- PROBLEM REQUIREMENTS
Copy from the first line below down to and including the line with "import pandas as pd". Skip the pictures.

- Records with drawing code
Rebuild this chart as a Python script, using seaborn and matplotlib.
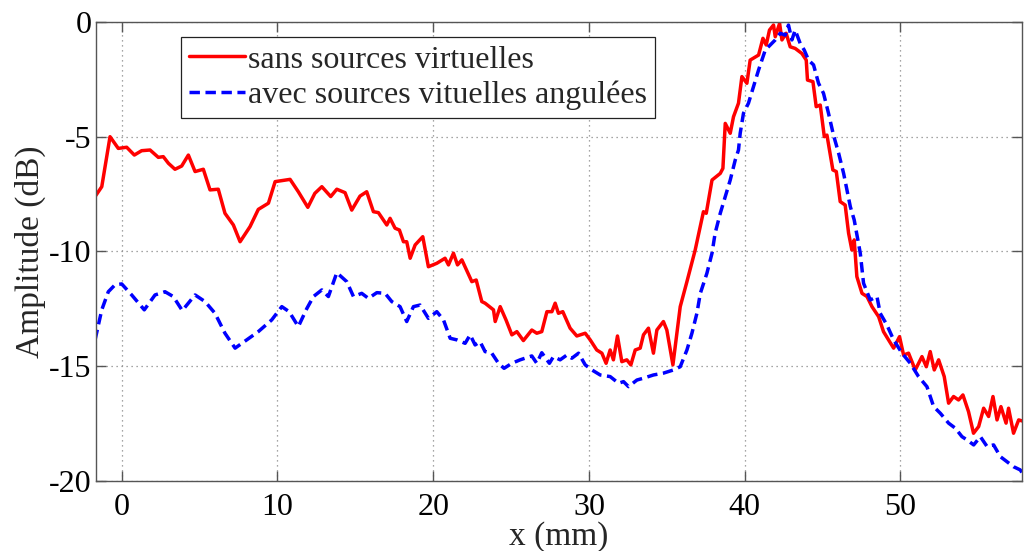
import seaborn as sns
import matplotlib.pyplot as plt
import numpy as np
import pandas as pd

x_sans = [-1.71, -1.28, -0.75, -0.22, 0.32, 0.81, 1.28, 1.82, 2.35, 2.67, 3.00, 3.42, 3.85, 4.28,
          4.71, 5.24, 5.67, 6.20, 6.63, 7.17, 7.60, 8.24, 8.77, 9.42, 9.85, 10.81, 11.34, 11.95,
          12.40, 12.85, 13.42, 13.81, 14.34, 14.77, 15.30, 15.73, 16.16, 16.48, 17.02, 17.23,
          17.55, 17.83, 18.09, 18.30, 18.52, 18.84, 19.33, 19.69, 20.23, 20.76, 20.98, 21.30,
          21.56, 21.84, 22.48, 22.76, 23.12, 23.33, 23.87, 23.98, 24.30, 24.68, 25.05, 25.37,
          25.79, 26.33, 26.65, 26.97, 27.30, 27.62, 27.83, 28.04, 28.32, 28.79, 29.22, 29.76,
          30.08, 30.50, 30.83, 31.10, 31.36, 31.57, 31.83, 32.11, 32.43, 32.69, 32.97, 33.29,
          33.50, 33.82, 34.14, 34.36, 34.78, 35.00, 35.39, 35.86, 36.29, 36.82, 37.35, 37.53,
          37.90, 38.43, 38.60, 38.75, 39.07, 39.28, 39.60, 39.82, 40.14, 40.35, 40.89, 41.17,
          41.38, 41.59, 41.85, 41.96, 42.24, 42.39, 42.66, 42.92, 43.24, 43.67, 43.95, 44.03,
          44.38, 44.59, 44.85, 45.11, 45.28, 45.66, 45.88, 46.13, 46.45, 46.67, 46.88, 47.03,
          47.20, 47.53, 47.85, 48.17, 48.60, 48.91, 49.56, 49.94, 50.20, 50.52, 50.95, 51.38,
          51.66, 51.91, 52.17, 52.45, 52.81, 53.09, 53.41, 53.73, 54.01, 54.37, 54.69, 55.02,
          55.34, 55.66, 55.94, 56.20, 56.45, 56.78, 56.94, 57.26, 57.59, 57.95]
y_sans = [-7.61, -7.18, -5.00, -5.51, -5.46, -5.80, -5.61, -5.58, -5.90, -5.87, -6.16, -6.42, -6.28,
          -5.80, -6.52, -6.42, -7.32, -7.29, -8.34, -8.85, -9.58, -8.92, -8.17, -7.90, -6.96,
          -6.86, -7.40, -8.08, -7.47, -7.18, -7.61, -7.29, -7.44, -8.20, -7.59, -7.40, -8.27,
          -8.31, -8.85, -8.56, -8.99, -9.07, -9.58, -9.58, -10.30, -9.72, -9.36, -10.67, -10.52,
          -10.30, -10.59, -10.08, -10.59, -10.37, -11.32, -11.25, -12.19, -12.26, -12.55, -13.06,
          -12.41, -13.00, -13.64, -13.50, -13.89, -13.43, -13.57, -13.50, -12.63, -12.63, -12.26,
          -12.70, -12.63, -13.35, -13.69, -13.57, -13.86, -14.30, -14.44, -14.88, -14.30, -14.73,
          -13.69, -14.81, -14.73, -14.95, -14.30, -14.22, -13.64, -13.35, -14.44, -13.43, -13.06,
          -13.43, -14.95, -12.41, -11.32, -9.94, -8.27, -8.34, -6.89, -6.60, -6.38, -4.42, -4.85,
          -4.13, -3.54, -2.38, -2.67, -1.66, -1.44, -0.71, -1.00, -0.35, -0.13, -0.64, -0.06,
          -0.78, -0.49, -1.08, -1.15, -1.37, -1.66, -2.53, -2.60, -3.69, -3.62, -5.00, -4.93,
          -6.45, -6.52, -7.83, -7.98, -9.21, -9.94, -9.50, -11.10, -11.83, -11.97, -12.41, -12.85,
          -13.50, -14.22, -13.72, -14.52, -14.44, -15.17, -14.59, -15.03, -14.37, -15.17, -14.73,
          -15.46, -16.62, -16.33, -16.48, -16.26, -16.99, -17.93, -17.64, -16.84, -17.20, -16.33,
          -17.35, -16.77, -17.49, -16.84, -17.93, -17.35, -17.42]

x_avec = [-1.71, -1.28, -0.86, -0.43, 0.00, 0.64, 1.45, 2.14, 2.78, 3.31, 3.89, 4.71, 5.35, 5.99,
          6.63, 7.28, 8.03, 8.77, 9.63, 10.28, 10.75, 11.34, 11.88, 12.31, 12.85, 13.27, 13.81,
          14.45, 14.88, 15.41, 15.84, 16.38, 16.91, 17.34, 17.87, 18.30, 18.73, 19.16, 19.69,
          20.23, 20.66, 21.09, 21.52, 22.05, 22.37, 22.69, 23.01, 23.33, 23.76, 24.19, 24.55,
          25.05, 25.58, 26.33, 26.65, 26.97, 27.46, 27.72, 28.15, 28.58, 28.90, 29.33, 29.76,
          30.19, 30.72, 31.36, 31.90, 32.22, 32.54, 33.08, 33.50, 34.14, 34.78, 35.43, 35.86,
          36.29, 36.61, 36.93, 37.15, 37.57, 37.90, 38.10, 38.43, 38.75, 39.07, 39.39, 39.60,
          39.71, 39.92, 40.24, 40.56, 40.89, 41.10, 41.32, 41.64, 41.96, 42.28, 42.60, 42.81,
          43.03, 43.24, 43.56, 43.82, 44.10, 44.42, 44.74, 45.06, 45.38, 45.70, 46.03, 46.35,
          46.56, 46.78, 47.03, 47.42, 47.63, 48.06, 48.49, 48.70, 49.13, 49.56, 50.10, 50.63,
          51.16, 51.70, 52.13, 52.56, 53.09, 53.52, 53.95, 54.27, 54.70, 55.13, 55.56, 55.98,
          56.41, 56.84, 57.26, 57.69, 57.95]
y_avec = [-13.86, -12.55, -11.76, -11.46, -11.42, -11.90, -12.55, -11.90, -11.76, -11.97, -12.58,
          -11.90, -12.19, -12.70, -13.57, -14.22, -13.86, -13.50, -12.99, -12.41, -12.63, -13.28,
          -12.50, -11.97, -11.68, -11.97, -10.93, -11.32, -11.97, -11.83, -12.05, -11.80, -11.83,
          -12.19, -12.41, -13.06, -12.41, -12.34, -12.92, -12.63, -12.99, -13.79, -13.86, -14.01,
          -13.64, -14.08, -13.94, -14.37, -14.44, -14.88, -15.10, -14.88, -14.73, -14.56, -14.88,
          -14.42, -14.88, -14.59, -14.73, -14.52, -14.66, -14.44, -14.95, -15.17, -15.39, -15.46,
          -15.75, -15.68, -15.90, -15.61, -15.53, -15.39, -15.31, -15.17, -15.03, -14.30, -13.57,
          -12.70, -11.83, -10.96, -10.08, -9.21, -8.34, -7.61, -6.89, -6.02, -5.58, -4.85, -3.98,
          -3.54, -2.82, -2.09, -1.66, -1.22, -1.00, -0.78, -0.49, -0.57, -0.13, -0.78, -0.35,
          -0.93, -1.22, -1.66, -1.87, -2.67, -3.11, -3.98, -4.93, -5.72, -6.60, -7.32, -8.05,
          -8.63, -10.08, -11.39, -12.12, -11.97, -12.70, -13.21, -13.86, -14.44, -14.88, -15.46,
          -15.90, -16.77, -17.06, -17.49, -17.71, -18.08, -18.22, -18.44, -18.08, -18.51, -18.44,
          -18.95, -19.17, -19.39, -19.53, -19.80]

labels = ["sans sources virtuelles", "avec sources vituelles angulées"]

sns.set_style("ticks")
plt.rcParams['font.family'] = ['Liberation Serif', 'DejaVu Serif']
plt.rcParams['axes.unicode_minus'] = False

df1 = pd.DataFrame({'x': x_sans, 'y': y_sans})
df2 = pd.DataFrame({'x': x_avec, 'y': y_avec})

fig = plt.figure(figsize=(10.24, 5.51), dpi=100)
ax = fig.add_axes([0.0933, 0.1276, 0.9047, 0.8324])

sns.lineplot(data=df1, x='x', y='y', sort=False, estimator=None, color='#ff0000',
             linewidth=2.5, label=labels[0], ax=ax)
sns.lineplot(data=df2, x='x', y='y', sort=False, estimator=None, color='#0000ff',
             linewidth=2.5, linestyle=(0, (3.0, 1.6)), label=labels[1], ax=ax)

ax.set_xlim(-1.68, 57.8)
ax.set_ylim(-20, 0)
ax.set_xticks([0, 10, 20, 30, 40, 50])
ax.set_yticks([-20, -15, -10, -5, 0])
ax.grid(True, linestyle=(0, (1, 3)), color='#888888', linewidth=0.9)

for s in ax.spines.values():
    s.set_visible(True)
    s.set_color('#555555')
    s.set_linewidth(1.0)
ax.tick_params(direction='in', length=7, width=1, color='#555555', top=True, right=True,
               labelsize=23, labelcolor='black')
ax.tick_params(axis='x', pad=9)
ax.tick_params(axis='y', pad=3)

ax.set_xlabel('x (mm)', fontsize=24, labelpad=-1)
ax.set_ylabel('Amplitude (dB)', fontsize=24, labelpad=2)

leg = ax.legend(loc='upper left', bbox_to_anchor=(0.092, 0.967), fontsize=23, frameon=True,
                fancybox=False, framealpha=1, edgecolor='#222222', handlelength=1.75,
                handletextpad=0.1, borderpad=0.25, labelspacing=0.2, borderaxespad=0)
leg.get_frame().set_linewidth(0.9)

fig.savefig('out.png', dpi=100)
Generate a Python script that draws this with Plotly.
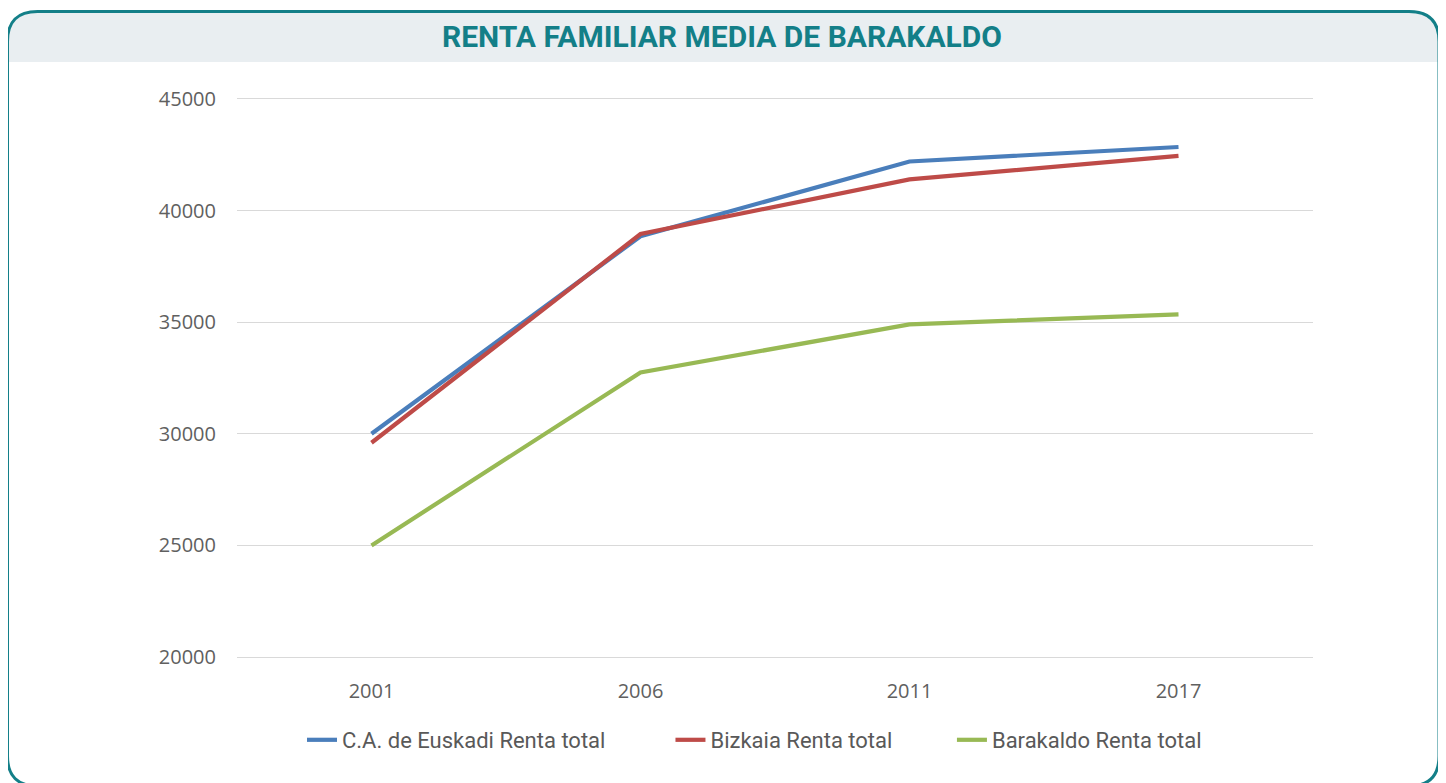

- OUTPUT FOR THIS TASK
Rebuild this chart as a Python script, using seaborn and matplotlib.
import seaborn as sns
import matplotlib.pyplot as plt
import numpy as np
import pandas as pd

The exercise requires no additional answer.